_Task objective_. Copy out the whole listing exactly as written, leaving the pictures behind.

_Data entries_.
'''

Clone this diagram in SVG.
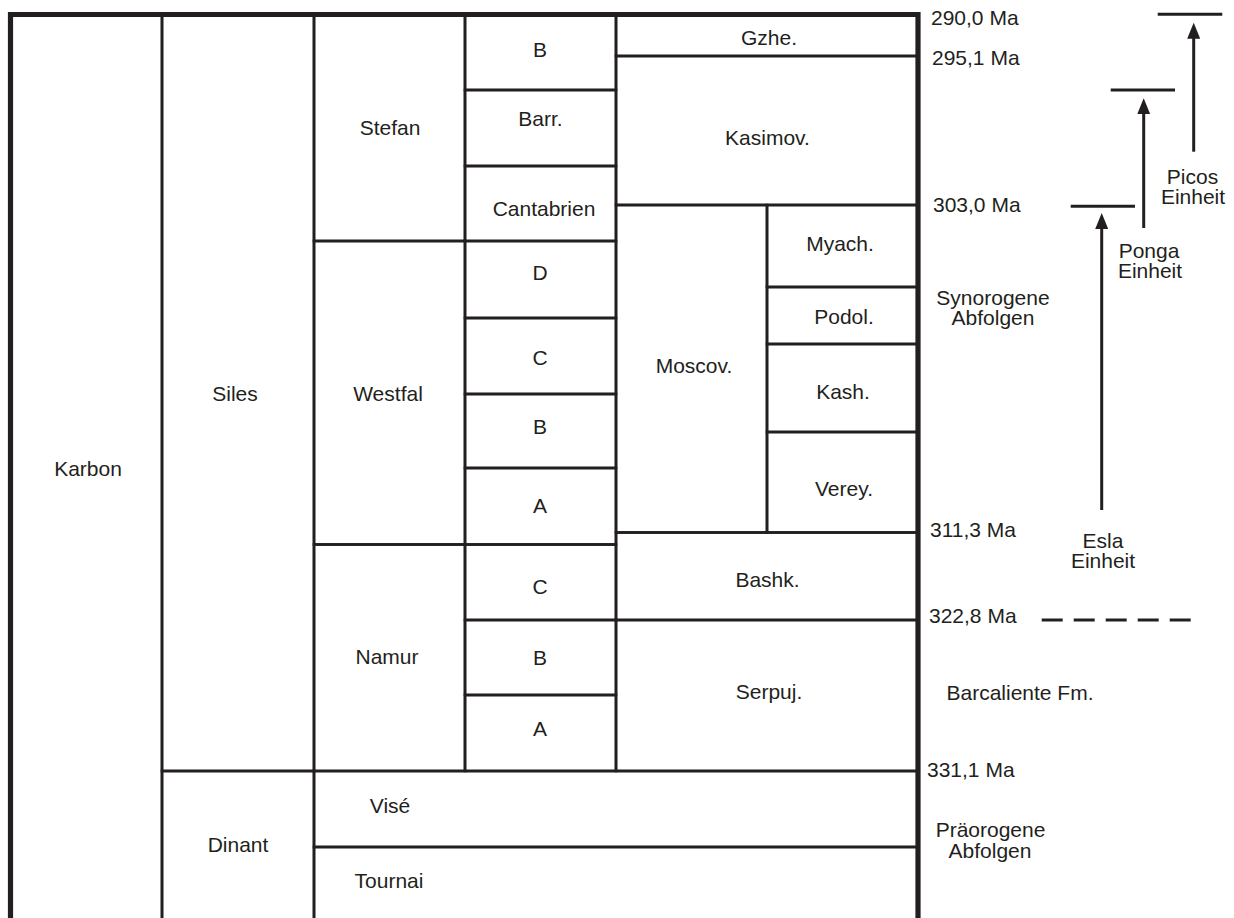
<svg xmlns="http://www.w3.org/2000/svg" width="1234" height="918" viewBox="0 0 1234 918">
<style>
rect.c{fill:none;stroke:#231f20;stroke-width:2.6}
text{font-family:"Liberation Sans",Arial,Helvetica,sans-serif;font-size:21px;fill:#231f20}
text.m{text-anchor:middle}
.ln{stroke:#231f20;stroke-width:3;fill:none}
</style>
<defs>
<marker id="ah" markerUnits="userSpaceOnUse" markerWidth="16" markerHeight="13" refX="6" refY="6.5" orient="auto">
<path d="M0,0 L16,6.5 L0,13 Z" fill="#231f20"/>
</marker>
</defs>
<rect width="1234" height="918" fill="#ffffff"/>
<g id="karbon"><rect class="c" x="10.5" y="14.5" width="151.5" height="910"/><text class="m" x="88" y="476">Karbon</text></g>
<g id="siles"><rect class="c" x="162" y="14.5" width="152" height="756.5"/><text class="m" x="235" y="401">Siles</text></g>
<g id="dinant"><rect class="c" x="162" y="771" width="152" height="155"/><text class="m" x="238" y="852">Dinant</text></g>
<g id="stefan"><rect class="c" x="314" y="14.5" width="151" height="226.5"/><text class="m" x="390" y="135">Stefan</text></g>
<g id="westfal"><rect class="c" x="314" y="241" width="151" height="303.5"/><text class="m" x="388" y="401">Westfal</text></g>
<g id="namur"><rect class="c" x="314" y="544.5" width="151" height="226.5"/><text class="m" x="387" y="664">Namur</text></g>
<g id="stefan-b"><rect class="c" x="465" y="14.5" width="151" height="75.5"/><text class="m" x="540" y="57">B</text></g>
<g id="barr"><rect class="c" x="465" y="90" width="151" height="76"/><text class="m" x="540.5" y="126">Barr.</text></g>
<g id="cantabrien"><rect class="c" x="465" y="166" width="151" height="75"/><text class="m" x="544" y="216">Cantabrien</text></g>
<g id="westfal-d"><rect class="c" x="465" y="241" width="151" height="77"/><text class="m" x="540" y="280">D</text></g>
<g id="westfal-c"><rect class="c" x="465" y="318" width="151" height="76"/><text class="m" x="540" y="365">C</text></g>
<g id="westfal-b"><rect class="c" x="465" y="394" width="151" height="74"/><text class="m" x="540" y="434">B</text></g>
<g id="westfal-a"><rect class="c" x="465" y="468" width="151" height="76.5"/><text class="m" x="540" y="513">A</text></g>
<g id="namur-c"><rect class="c" x="465" y="544.5" width="151" height="75.5"/><text class="m" x="540" y="594">C</text></g>
<g id="namur-b"><rect class="c" x="465" y="620" width="151" height="75"/><text class="m" x="540" y="665">B</text></g>
<g id="namur-a"><rect class="c" x="465" y="695" width="151" height="76"/><text class="m" x="540" y="736">A</text></g>
<g id="gzhe"><rect class="c" x="616" y="14.5" width="302" height="41.5"/><text class="m" x="769" y="45">Gzhe.</text></g>
<g id="kasimov"><rect class="c" x="616" y="56" width="302" height="149"/><text class="m" x="767.5" y="145">Kasimov.</text></g>
<g id="moscov"><rect class="c" x="616" y="205" width="151" height="327.5"/><text class="m" x="694" y="373">Moscov.</text></g>
<g id="myach"><rect class="c" x="767" y="205" width="151" height="82"/><text class="m" x="840" y="251">Myach.</text></g>
<g id="podol"><rect class="c" x="767" y="287" width="151" height="57"/><text class="m" x="844" y="324">Podol.</text></g>
<g id="kash"><rect class="c" x="767" y="344" width="151" height="88"/><text class="m" x="843" y="399">Kash.</text></g>
<g id="verey"><rect class="c" x="767" y="432" width="151" height="100.5"/><text class="m" x="844" y="496">Verey.</text></g>
<g id="bashk"><rect class="c" x="616" y="532.5" width="302" height="87.5"/><text class="m" x="767.5" y="587">Bashk.</text></g>
<g id="serpuj"><rect class="c" x="616" y="620" width="302" height="151"/><text class="m" x="769" y="699">Serpuj.</text></g>
<g id="vise"><rect class="c" x="314" y="771" width="604" height="76"/><text class="m" x="390" y="813">Visé</text></g>
<g id="tournai"><rect class="c" x="314" y="847" width="604" height="80"/><text class="m" x="389" y="888">Tournai</text></g>
<path id="frame" d="M10.5,920 V14.5 H918 V920" fill="none" stroke="#231f20" stroke-width="5.2"/>
<g id="ages">
<text x="931" y="25">290,0 Ma</text>
<text x="932" y="65">295,1 Ma</text>
<text x="933" y="212">303,0 Ma</text>
<text x="930" y="537">311,3 Ma</text>
<text x="929" y="623">322,8 Ma</text>
<text x="927" y="777">331,1 Ma</text>
</g>
<g id="synorogene"><text class="m" x="993" y="305">Synorogene</text><text class="m" x="993" y="325">Abfolgen</text></g>
<g id="barcaliente"><text class="m" x="1020" y="700">Barcaliente Fm.</text></g>
<g id="praeorogene"><text class="m" x="990.5" y="837">Präorogene</text><text class="m" x="990" y="858">Abfolgen</text></g>
<g id="picos"><text class="m" x="1192.5" y="184">Picos</text><text class="m" x="1193" y="204">Einheit</text></g>
<g id="ponga"><text class="m" x="1149" y="258">Ponga</text><text class="m" x="1150" y="278">Einheit</text></g>
<g id="esla"><text class="m" x="1103" y="548">Esla</text><text class="m" x="1103" y="568">Einheit</text></g>
<g id="connectors">
<line class="ln" x1="1157.7" y1="14.3" x2="1222.3" y2="14.3"/>
<line class="ln" x1="1193.7" y1="151.7" x2="1193.7" y2="32.7" marker-end="url(#ah)"/>
<line class="ln" x1="1110.7" y1="90" x2="1175" y2="90"/>
<line class="ln" x1="1143.7" y1="228" x2="1143.7" y2="108.3" marker-end="url(#ah)"/>
<line class="ln" x1="1070.7" y1="206.3" x2="1135" y2="206.3"/>
<line class="ln" x1="1101.7" y1="510" x2="1101.7" y2="223" marker-end="url(#ah)"/>
<line class="ln" x1="1041.7" y1="620" x2="1190.7" y2="620" stroke-dasharray="21 11"/>
</g>
</svg>
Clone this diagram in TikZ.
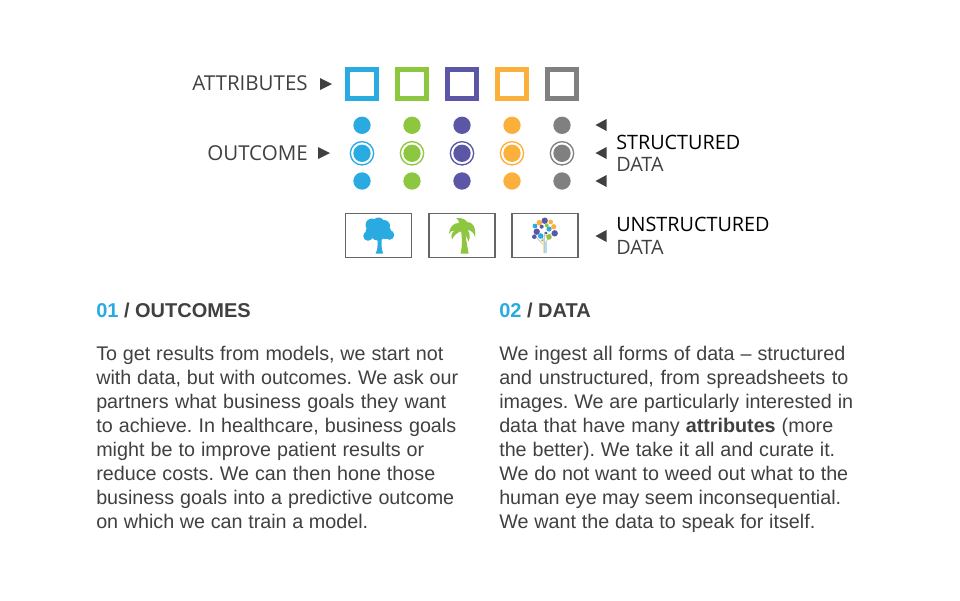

'''

_Problem solution_.
Clone this diagram in SVG.
<svg xmlns="http://www.w3.org/2000/svg" width="1234" height="918" viewBox="0 0 1234 918">
<style>
rect.c{fill:none;stroke:#231f20;stroke-width:2.6}
text{font-family:"Liberation Sans",Arial,Helvetica,sans-serif;font-size:21px;fill:#231f20}
text.m{text-anchor:middle}
.ln{stroke:#231f20;stroke-width:3;fill:none}
</style>
<defs>
<marker id="ah" markerUnits="userSpaceOnUse" markerWidth="16" markerHeight="13" refX="6" refY="6.5" orient="auto">
<path d="M0,0 L16,6.5 L0,13 Z" fill="#231f20"/>
</marker>
</defs>
<rect width="1234" height="918" fill="#ffffff"/>
<g id="karbon"><rect class="c" x="10.5" y="14.5" width="151.5" height="910"/><text class="m" x="88" y="476">Karbon</text></g>
<g id="siles"><rect class="c" x="162" y="14.5" width="152" height="756.5"/><text class="m" x="235" y="401">Siles</text></g>
<g id="dinant"><rect class="c" x="162" y="771" width="152" height="155"/><text class="m" x="238" y="852">Dinant</text></g>
<g id="stefan"><rect class="c" x="314" y="14.5" width="151" height="226.5"/><text class="m" x="390" y="135">Stefan</text></g>
<g id="westfal"><rect class="c" x="314" y="241" width="151" height="303.5"/><text class="m" x="388" y="401">Westfal</text></g>
<g id="namur"><rect class="c" x="314" y="544.5" width="151" height="226.5"/><text class="m" x="387" y="664">Namur</text></g>
<g id="stefan-b"><rect class="c" x="465" y="14.5" width="151" height="75.5"/><text class="m" x="540" y="57">B</text></g>
<g id="barr"><rect class="c" x="465" y="90" width="151" height="76"/><text class="m" x="540.5" y="126">Barr.</text></g>
<g id="cantabrien"><rect class="c" x="465" y="166" width="151" height="75"/><text class="m" x="544" y="216">Cantabrien</text></g>
<g id="westfal-d"><rect class="c" x="465" y="241" width="151" height="77"/><text class="m" x="540" y="280">D</text></g>
<g id="westfal-c"><rect class="c" x="465" y="318" width="151" height="76"/><text class="m" x="540" y="365">C</text></g>
<g id="westfal-b"><rect class="c" x="465" y="394" width="151" height="74"/><text class="m" x="540" y="434">B</text></g>
<g id="westfal-a"><rect class="c" x="465" y="468" width="151" height="76.5"/><text class="m" x="540" y="513">A</text></g>
<g id="namur-c"><rect class="c" x="465" y="544.5" width="151" height="75.5"/><text class="m" x="540" y="594">C</text></g>
<g id="namur-b"><rect class="c" x="465" y="620" width="151" height="75"/><text class="m" x="540" y="665">B</text></g>
<g id="namur-a"><rect class="c" x="465" y="695" width="151" height="76"/><text class="m" x="540" y="736">A</text></g>
<g id="gzhe"><rect class="c" x="616" y="14.5" width="302" height="41.5"/><text class="m" x="769" y="45">Gzhe.</text></g>
<g id="kasimov"><rect class="c" x="616" y="56" width="302" height="149"/><text class="m" x="767.5" y="145">Kasimov.</text></g>
<g id="moscov"><rect class="c" x="616" y="205" width="151" height="327.5"/><text class="m" x="694" y="373">Moscov.</text></g>
<g id="myach"><rect class="c" x="767" y="205" width="151" height="82"/><text class="m" x="840" y="251">Myach.</text></g>
<g id="podol"><rect class="c" x="767" y="287" width="151" height="57"/><text class="m" x="844" y="324">Podol.</text></g>
<g id="kash"><rect class="c" x="767" y="344" width="151" height="88"/><text class="m" x="843" y="399">Kash.</text></g>
<g id="verey"><rect class="c" x="767" y="432" width="151" height="100.5"/><text class="m" x="844" y="496">Verey.</text></g>
<g id="bashk"><rect class="c" x="616" y="532.5" width="302" height="87.5"/><text class="m" x="767.5" y="587">Bashk.</text></g>
<g id="serpuj"><rect class="c" x="616" y="620" width="302" height="151"/><text class="m" x="769" y="699">Serpuj.</text></g>
<g id="vise"><rect class="c" x="314" y="771" width="604" height="76"/><text class="m" x="390" y="813">Visé</text></g>
<g id="tournai"><rect class="c" x="314" y="847" width="604" height="80"/><text class="m" x="389" y="888">Tournai</text></g>
<path id="frame" d="M10.5,920 V14.5 H918 V920" fill="none" stroke="#231f20" stroke-width="5.2"/>
<g id="ages">
<text x="931" y="25">290,0 Ma</text>
<text x="932" y="65">295,1 Ma</text>
<text x="933" y="212">303,0 Ma</text>
<text x="930" y="537">311,3 Ma</text>
<text x="929" y="623">322,8 Ma</text>
<text x="927" y="777">331,1 Ma</text>
</g>
<g id="synorogene"><text class="m" x="993" y="305">Synorogene</text><text class="m" x="993" y="325">Abfolgen</text></g>
<g id="barcaliente"><text class="m" x="1020" y="700">Barcaliente Fm.</text></g>
<g id="praeorogene"><text class="m" x="990.5" y="837">Präorogene</text><text class="m" x="990" y="858">Abfolgen</text></g>
<g id="picos"><text class="m" x="1192.5" y="184">Picos</text><text class="m" x="1193" y="204">Einheit</text></g>
<g id="ponga"><text class="m" x="1149" y="258">Ponga</text><text class="m" x="1150" y="278">Einheit</text></g>
<g id="esla"><text class="m" x="1103" y="548">Esla</text><text class="m" x="1103" y="568">Einheit</text></g>
<g id="connectors">
<line class="ln" x1="1157.7" y1="14.3" x2="1222.3" y2="14.3"/>
<line class="ln" x1="1193.7" y1="151.7" x2="1193.7" y2="32.7" marker-end="url(#ah)"/>
<line class="ln" x1="1110.7" y1="90" x2="1175" y2="90"/>
<line class="ln" x1="1143.7" y1="228" x2="1143.7" y2="108.3" marker-end="url(#ah)"/>
<line class="ln" x1="1070.7" y1="206.3" x2="1135" y2="206.3"/>
<line class="ln" x1="1101.7" y1="510" x2="1101.7" y2="223" marker-end="url(#ah)"/>
<line class="ln" x1="1041.7" y1="620" x2="1190.7" y2="620" stroke-dasharray="21 11"/>
</g>
</svg>
Clone this diagram in TikZ.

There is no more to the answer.